Start of DATA EXTRACT

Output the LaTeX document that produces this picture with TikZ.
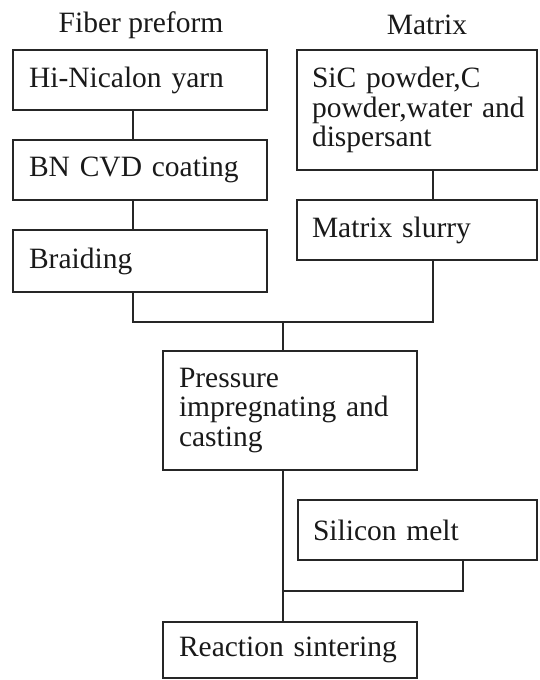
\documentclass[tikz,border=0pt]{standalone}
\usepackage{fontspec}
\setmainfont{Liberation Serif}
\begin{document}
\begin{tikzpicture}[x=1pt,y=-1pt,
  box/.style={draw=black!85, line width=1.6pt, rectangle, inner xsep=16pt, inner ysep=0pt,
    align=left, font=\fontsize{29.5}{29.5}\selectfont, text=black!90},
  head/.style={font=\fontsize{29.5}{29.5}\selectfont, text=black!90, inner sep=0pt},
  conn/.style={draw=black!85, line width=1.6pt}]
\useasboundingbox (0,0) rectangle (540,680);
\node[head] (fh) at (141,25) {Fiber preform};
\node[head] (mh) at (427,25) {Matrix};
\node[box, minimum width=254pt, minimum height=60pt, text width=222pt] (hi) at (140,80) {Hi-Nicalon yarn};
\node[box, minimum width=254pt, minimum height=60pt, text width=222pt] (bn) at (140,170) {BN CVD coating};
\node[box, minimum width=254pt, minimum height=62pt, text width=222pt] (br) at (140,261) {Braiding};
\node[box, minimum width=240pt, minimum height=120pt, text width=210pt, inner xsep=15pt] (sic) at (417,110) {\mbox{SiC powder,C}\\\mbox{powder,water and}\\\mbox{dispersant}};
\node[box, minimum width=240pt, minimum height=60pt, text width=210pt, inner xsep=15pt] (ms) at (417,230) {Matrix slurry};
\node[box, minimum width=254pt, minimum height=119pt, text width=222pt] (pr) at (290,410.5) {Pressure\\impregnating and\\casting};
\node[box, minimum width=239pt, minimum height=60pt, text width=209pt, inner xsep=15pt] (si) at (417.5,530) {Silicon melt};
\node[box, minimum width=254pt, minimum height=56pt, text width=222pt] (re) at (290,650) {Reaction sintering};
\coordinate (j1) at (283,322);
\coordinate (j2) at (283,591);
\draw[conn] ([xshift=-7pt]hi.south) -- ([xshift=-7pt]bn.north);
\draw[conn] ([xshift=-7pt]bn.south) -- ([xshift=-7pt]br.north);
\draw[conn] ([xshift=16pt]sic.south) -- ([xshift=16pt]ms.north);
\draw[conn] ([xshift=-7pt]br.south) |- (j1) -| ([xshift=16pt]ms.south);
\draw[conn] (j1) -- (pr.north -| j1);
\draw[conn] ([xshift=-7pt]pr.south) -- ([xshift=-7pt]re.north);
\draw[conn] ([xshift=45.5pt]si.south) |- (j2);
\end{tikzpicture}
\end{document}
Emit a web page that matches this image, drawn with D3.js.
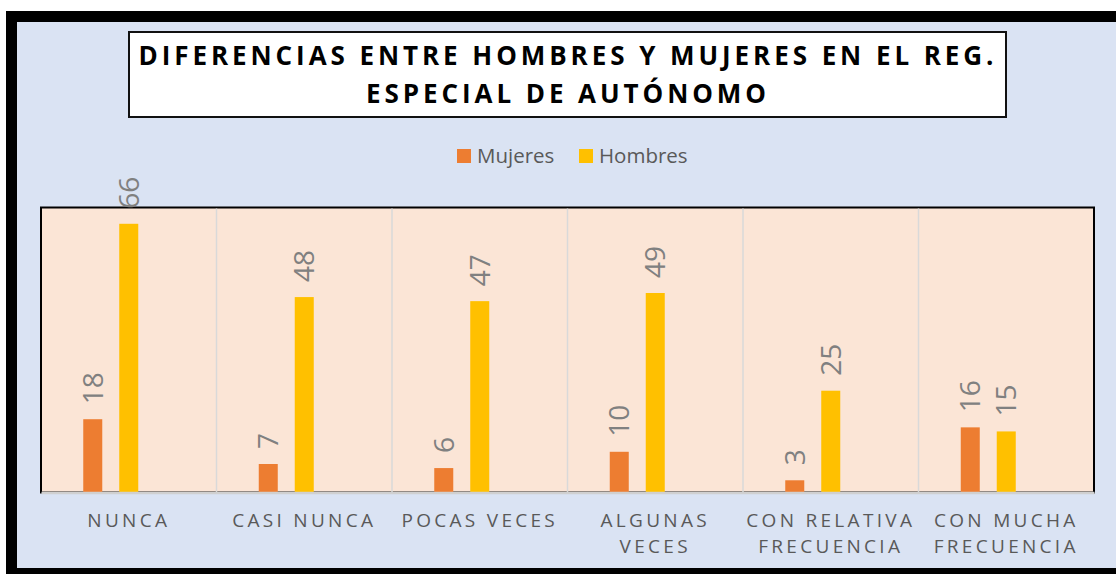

End of DATA EXTRACT

TASK TO COMPLETE
Using the data above, write out every line exactly, leaving the images behind.

TASK OUTPUT
Output the LaTeX document that produces this picture with TikZ.
\documentclass[tikz,border=0pt]{standalone}
\usepackage{fontspec}
\setmainfont{Liberation Serif}
\begin{document}
\begin{tikzpicture}[x=1pt,y=-1pt,
  box/.style={draw=black!85, line width=1.6pt, rectangle, inner xsep=16pt, inner ysep=0pt,
    align=left, font=\fontsize{29.5}{29.5}\selectfont, text=black!90},
  head/.style={font=\fontsize{29.5}{29.5}\selectfont, text=black!90, inner sep=0pt},
  conn/.style={draw=black!85, line width=1.6pt}]
\useasboundingbox (0,0) rectangle (540,680);
\node[head] (fh) at (141,25) {Fiber preform};
\node[head] (mh) at (427,25) {Matrix};
\node[box, minimum width=254pt, minimum height=60pt, text width=222pt] (hi) at (140,80) {Hi-Nicalon yarn};
\node[box, minimum width=254pt, minimum height=60pt, text width=222pt] (bn) at (140,170) {BN CVD coating};
\node[box, minimum width=254pt, minimum height=62pt, text width=222pt] (br) at (140,261) {Braiding};
\node[box, minimum width=240pt, minimum height=120pt, text width=210pt, inner xsep=15pt] (sic) at (417,110) {\mbox{SiC powder,C}\\\mbox{powder,water and}\\\mbox{dispersant}};
\node[box, minimum width=240pt, minimum height=60pt, text width=210pt, inner xsep=15pt] (ms) at (417,230) {Matrix slurry};
\node[box, minimum width=254pt, minimum height=119pt, text width=222pt] (pr) at (290,410.5) {Pressure\\impregnating and\\casting};
\node[box, minimum width=239pt, minimum height=60pt, text width=209pt, inner xsep=15pt] (si) at (417.5,530) {Silicon melt};
\node[box, minimum width=254pt, minimum height=56pt, text width=222pt] (re) at (290,650) {Reaction sintering};
\coordinate (j1) at (283,322);
\coordinate (j2) at (283,591);
\draw[conn] ([xshift=-7pt]hi.south) -- ([xshift=-7pt]bn.north);
\draw[conn] ([xshift=-7pt]bn.south) -- ([xshift=-7pt]br.north);
\draw[conn] ([xshift=16pt]sic.south) -- ([xshift=16pt]ms.north);
\draw[conn] ([xshift=-7pt]br.south) |- (j1) -| ([xshift=16pt]ms.south);
\draw[conn] (j1) -- (pr.north -| j1);
\draw[conn] ([xshift=-7pt]pr.south) -- ([xshift=-7pt]re.north);
\draw[conn] ([xshift=45.5pt]si.south) |- (j2);
\end{tikzpicture}
\end{document}
Emit a web page that matches this image, drawn with D3.js.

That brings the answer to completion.